From Houston (BN): Shell has begun demobilising its massive deployment of equipment, supplies and personnel in the Alaskan offshore Arctic after disappointing results from its Burger J (SEN, 32/11) well.
Shell said there were “indications of oil and gas, but these were not sufficient to warrant further exploration. Shell will now cease further exploration activity in offshore Alaska for the foreseeable future.” The well will be sealed and abandoned.
The shutdown ends a nine-year, $7 billion effort marred in 2012 by equipment problems, including the grounding of a rig being towed to winter harbour.
After the campaign resumed this year, it was hampered by regulators who required Shell to have a backup rig nearby for relief well emergencies but would not allow that rig to drill a second well simultaneously for fear of disturbing marine life.
“This decision reflects both the Burger J well result, the high costs associated with the project, and the challenging and unpredictable federal regulatory environment in offshore Alaska,” Shell said.
The company, which owns leases on 275 Chukchi Sea blocks, remains confident of the basin’s potential and expects the Alaskan offshore to be strategically important to U.S. energy supply in future.

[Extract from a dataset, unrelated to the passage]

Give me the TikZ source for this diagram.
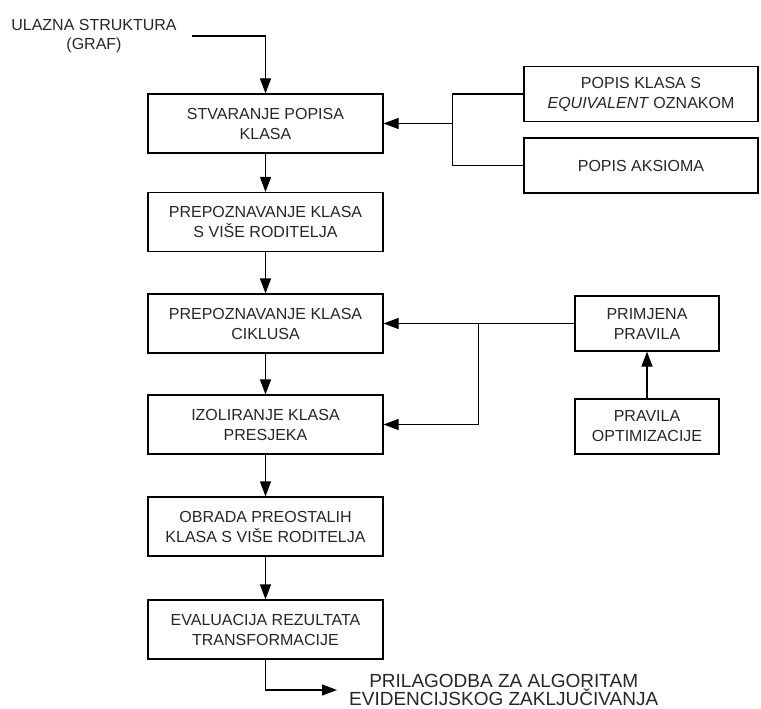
\documentclass[tikz,border=0pt]{standalone}
\usepackage{fontspec}
\setmainfont{Liberation Sans}
\usetikzlibrary{arrows.meta, positioning}

\begin{document}
\begin{tikzpicture}[x=1pt, y=-1pt, >={Triangle[length=15pt, width=11pt]},
  box/.style={rectangle, draw, line width=1.2pt, minimum width=235pt, minimum height=59pt,
    font=\fontsize{16}{20}\selectfont, align=center, inner sep=0pt, text=black!85},
  sidebox/.style={box, minimum width=234pt, minimum height=55pt},
  rulebox/.style={box, minimum width=144pt, minimum height=55pt},
  wire/.style={line width=1.2pt},
  link/.style={wire, ->}]
  \useasboundingbox (0,0) rectangle (761,709);

  \node[font=\fontsize{16}{19}\selectfont, align=center, inner xsep=15pt, text=black!85] (in) at (94,36) {ULAZNA STRUKTURA\\(GRAF)};

  \node[box] (b1) at (265.5,123.5) {STVARANJE POPISA\\KLASA};
  \node[box] (b2) at (265.5,222)   {PREPOZNAVANJE KLASA\\S VIŠE RODITELJA};
  \node[box] (b3) at (265.5,323.5) {PREPOZNAVANJE KLASA\\CIKLUSA};
  \node[box] (b4) at (265.5,424.5) {IZOLIRANJE KLASA\\PRESJEKA};
  \node[box] (b5) at (265.5,526.5) {OBRADA PREOSTALIH\\KLASA S VIŠE RODITELJA};
  \node[box] (b6) at (265.5,629.5) {EVALUACIJA REZULTATA\\TRANSFORMACIJE};

  \node[sidebox] (eq) at (641,94)    {POPIS KLASA S\\\textit{EQUIVALENT} OZNAKOM};
  \node[sidebox] (ax) at (641,165.5) {POPIS AKSIOMA};

  \node[rulebox] (pr) at (647,323.5) {PRIMJENA\\PRAVILA};
  \node[rulebox] (po) at (647,426.5) {PRAVILA\\OPTIMIZACIJE};

  \node[font=\fontsize{19}{18}\selectfont, align=center, anchor=west, inner xsep=12pt, inner ysep=1pt, text=black!85] (out) at (337,690) {PRILAGODBA ZA ALGORITAM\\EVIDENCIJSKOG ZAKLJUČIVANJA};

  % main flow
  \draw[link] (in.east) -| (b1.north);
  \foreach \a/\b in {b1/b2, b2/b3, b3/b4, b4/b5, b5/b6}
    \draw[link] (\a) -- (\b);
  \draw[link] (b6.south) |- (out.west);

  % inputs of the class list
  \draw[wire] (eq.west) -- ++(-71,0) coordinate (ja) |- (ax.west);
  \draw[link] (ja |- b1.east) -- (b1.east);

  % rules
  \draw[link] (po.north) -- (pr.south);
  \draw[wire] (pr.west) -- ++(-96,0) coordinate (jr);
  \draw[link] (jr) -- (b3.east);
  \draw[link] (jr) |- (b4.east);
\end{tikzpicture}
\end{document}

Sidelines chatter at the Offshore Technology Conference in May guessed Shell must see something big in the Chukchi to keep going despite $50 oil prices. Whatever it is, Burger J didn’t find it.
Shell will take a financial charge in the billions, to be detailed in its third-quarter earnings report. Opponents of Arctic offshore oil exploration declared victory, but analysts said the Alaskan economy will suffer from the loss of offshore oil activity.
And the world will have to wait at least another few years (decades?) for active U.S. oil exploration in Arctic offshore waters.